Your task
Set down only those lines that fall from the line containing "Give me the" through the line containing "px = 14 / 640", unchanged and without pictures.

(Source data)
— start —

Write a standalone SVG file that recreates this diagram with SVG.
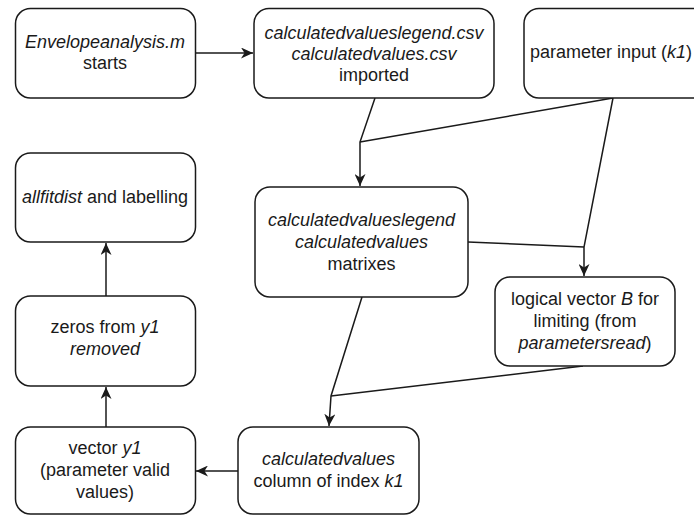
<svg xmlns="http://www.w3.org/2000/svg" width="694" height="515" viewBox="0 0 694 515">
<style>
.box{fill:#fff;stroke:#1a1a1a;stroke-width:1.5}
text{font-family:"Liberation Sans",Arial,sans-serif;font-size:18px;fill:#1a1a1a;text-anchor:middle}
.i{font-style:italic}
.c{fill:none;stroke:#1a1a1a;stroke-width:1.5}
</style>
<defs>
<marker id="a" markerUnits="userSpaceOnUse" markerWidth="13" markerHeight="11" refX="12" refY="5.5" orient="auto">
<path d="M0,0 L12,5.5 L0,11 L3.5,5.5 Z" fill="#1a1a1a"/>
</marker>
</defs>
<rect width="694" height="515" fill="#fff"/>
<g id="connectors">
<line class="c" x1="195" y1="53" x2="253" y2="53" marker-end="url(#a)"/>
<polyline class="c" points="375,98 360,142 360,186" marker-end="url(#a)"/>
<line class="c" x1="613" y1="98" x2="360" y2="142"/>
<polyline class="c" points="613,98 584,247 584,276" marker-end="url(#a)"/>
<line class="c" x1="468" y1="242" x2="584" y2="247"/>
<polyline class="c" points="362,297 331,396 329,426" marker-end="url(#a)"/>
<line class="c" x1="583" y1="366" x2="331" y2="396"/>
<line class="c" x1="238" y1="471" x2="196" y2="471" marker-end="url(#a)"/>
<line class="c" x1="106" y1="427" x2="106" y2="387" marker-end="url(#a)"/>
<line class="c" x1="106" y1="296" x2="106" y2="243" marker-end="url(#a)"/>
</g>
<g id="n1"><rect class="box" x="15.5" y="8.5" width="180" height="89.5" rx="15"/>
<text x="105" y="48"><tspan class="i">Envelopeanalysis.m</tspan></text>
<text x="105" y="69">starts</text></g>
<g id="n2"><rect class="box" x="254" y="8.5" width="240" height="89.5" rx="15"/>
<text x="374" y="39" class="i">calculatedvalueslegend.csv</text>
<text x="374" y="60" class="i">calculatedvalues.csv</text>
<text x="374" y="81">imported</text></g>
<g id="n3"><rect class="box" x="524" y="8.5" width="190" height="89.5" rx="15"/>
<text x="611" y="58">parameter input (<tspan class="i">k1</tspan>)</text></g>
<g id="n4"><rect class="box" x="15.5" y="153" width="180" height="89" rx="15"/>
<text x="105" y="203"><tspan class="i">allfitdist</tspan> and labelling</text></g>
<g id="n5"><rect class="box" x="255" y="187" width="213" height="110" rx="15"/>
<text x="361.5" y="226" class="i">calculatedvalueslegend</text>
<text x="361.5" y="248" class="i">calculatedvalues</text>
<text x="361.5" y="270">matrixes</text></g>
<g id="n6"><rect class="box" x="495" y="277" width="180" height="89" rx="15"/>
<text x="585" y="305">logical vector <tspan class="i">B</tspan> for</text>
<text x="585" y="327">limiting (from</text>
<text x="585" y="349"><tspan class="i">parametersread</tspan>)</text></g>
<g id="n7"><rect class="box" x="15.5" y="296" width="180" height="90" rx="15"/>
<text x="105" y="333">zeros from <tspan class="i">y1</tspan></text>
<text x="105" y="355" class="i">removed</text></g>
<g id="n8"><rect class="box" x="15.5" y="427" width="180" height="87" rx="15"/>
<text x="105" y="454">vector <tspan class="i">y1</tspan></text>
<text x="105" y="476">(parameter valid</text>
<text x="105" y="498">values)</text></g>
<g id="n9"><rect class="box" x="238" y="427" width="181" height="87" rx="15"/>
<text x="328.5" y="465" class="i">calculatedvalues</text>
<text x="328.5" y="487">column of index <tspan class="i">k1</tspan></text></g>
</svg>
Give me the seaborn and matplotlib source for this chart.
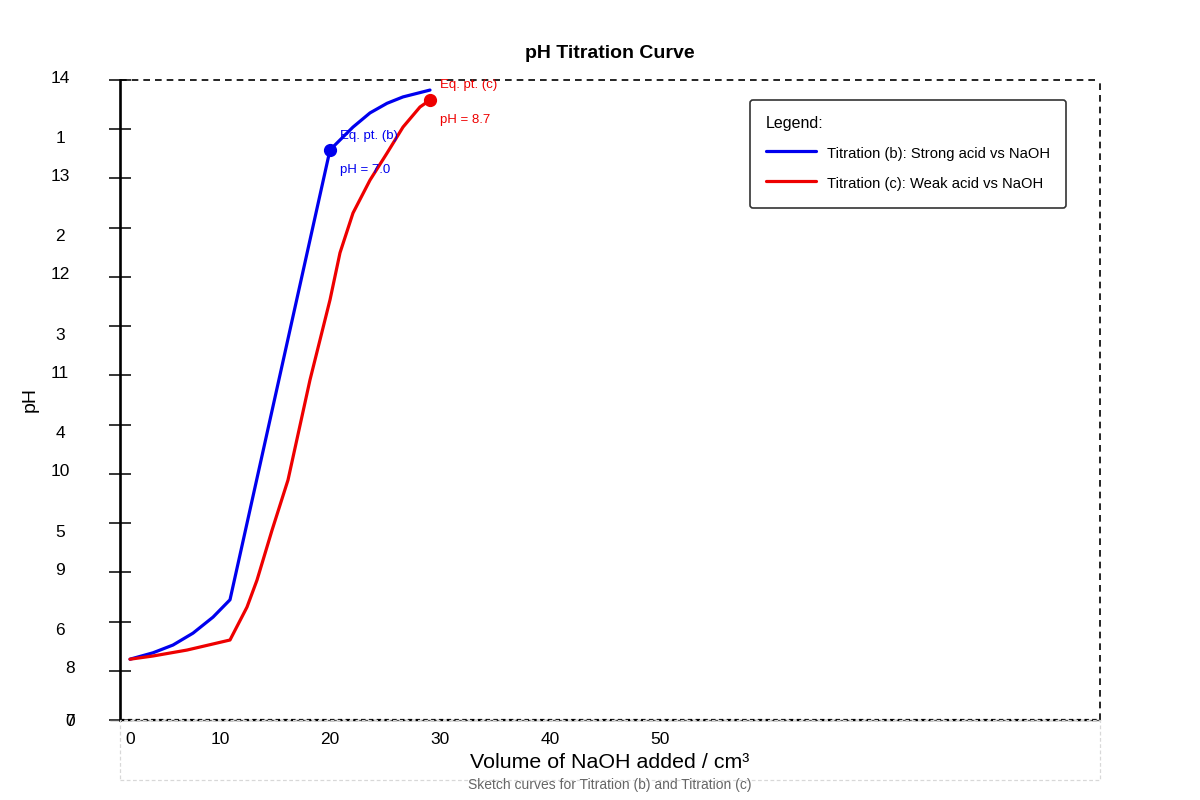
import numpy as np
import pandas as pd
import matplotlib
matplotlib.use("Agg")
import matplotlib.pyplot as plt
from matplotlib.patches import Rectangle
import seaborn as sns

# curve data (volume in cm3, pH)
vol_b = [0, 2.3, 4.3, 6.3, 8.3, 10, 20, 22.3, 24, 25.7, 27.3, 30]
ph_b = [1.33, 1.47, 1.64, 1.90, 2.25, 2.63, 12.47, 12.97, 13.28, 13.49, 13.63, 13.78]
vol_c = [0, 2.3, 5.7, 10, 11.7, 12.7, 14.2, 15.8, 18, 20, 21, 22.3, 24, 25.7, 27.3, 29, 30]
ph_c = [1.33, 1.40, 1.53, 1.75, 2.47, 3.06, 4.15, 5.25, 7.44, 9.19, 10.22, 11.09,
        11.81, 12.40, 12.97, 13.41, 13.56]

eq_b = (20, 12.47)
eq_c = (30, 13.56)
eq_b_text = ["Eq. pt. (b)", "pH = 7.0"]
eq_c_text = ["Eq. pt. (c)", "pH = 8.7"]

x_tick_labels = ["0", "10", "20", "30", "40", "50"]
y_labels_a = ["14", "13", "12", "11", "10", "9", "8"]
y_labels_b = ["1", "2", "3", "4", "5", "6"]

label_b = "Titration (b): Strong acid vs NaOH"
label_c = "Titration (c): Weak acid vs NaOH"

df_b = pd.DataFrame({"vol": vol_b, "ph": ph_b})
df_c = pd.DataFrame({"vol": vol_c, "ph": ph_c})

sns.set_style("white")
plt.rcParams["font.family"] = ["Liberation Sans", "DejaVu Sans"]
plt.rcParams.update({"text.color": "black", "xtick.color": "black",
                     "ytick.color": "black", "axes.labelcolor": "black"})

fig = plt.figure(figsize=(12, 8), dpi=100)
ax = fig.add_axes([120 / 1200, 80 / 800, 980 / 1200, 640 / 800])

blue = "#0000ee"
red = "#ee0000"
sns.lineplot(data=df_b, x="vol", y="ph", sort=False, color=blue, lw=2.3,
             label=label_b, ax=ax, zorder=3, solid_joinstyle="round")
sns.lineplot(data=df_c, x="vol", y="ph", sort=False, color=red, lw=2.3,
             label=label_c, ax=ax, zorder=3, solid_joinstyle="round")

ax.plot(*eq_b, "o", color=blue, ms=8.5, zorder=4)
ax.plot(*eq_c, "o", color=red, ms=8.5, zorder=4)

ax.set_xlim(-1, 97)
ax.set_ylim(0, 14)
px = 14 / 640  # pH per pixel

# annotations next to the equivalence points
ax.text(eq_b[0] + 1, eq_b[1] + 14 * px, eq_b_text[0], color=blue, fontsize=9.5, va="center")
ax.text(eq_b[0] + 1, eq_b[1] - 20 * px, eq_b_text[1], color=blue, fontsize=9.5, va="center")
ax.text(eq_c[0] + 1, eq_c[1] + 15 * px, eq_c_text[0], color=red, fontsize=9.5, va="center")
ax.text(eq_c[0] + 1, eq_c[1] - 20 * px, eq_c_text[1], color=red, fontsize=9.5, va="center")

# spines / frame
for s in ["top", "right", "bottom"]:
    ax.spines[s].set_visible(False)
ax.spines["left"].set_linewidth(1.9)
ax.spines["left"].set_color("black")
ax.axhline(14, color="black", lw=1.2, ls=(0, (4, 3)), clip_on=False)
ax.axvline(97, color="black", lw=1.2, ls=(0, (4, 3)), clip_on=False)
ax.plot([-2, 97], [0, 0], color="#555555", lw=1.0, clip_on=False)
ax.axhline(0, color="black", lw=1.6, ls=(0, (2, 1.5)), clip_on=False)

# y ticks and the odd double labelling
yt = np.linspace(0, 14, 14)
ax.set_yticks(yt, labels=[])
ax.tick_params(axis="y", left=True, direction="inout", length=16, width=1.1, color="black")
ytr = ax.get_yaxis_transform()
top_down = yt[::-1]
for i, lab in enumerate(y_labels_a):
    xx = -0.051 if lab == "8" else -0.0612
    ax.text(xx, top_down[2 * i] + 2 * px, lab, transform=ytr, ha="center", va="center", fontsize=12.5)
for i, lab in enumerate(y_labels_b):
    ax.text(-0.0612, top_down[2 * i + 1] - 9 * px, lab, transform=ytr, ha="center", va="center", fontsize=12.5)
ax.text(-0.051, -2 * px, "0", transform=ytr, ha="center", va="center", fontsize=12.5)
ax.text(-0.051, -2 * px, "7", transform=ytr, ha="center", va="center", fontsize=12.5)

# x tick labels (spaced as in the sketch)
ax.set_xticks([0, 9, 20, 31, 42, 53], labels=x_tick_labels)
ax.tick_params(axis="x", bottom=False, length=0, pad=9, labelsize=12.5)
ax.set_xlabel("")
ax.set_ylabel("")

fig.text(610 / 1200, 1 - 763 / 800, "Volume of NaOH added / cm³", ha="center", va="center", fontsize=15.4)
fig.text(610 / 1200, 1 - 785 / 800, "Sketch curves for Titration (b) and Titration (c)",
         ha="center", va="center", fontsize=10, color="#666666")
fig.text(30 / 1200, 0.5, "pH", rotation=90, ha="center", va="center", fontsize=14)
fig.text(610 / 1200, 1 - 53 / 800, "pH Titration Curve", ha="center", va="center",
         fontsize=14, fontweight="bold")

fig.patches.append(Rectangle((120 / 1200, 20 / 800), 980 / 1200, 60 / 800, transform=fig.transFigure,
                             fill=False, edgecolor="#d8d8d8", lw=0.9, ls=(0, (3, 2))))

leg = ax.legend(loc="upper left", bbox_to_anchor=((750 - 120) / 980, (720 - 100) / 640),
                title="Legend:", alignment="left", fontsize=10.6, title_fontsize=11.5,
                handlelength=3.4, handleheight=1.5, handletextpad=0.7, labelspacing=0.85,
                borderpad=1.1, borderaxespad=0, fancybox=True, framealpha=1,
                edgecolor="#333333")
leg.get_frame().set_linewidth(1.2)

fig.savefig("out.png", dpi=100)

— end —

Written answer
Give me the seaborn and matplotlib source for this chart.
import numpy as np
import pandas as pd
import matplotlib
matplotlib.use("Agg")
import matplotlib.pyplot as plt
from matplotlib.patches import Rectangle
import seaborn as sns

# curve data (volume in cm3, pH)
vol_b = [0, 2.3, 4.3, 6.3, 8.3, 10, 20, 22.3, 24, 25.7, 27.3, 30]
ph_b = [1.33, 1.47, 1.64, 1.90, 2.25, 2.63, 12.47, 12.97, 13.28, 13.49, 13.63, 13.78]
vol_c = [0, 2.3, 5.7, 10, 11.7, 12.7, 14.2, 15.8, 18, 20, 21, 22.3, 24, 25.7, 27.3, 29, 30]
ph_c = [1.33, 1.40, 1.53, 1.75, 2.47, 3.06, 4.15, 5.25, 7.44, 9.19, 10.22, 11.09,
        11.81, 12.40, 12.97, 13.41, 13.56]

eq_b = (20, 12.47)
eq_c = (30, 13.56)
eq_b_text = ["Eq. pt. (b)", "pH = 7.0"]
eq_c_text = ["Eq. pt. (c)", "pH = 8.7"]

x_tick_labels = ["0", "10", "20", "30", "40", "50"]
y_labels_a = ["14", "13", "12", "11", "10", "9", "8"]
y_labels_b = ["1", "2", "3", "4", "5", "6"]

label_b = "Titration (b): Strong acid vs NaOH"
label_c = "Titration (c): Weak acid vs NaOH"

df_b = pd.DataFrame({"vol": vol_b, "ph": ph_b})
df_c = pd.DataFrame({"vol": vol_c, "ph": ph_c})

sns.set_style("white")
plt.rcParams["font.family"] = ["Liberation Sans", "DejaVu Sans"]
plt.rcParams.update({"text.color": "black", "xtick.color": "black",
                     "ytick.color": "black", "axes.labelcolor": "black"})

fig = plt.figure(figsize=(12, 8), dpi=100)
ax = fig.add_axes([120 / 1200, 80 / 800, 980 / 1200, 640 / 800])

blue = "#0000ee"
red = "#ee0000"
sns.lineplot(data=df_b, x="vol", y="ph", sort=False, color=blue, lw=2.3,
             label=label_b, ax=ax, zorder=3, solid_joinstyle="round")
sns.lineplot(data=df_c, x="vol", y="ph", sort=False, color=red, lw=2.3,
             label=label_c, ax=ax, zorder=3, solid_joinstyle="round")

ax.plot(*eq_b, "o", color=blue, ms=8.5, zorder=4)
ax.plot(*eq_c, "o", color=red, ms=8.5, zorder=4)

ax.set_xlim(-1, 97)
ax.set_ylim(0, 14)
px = 14 / 640  # pH per pixel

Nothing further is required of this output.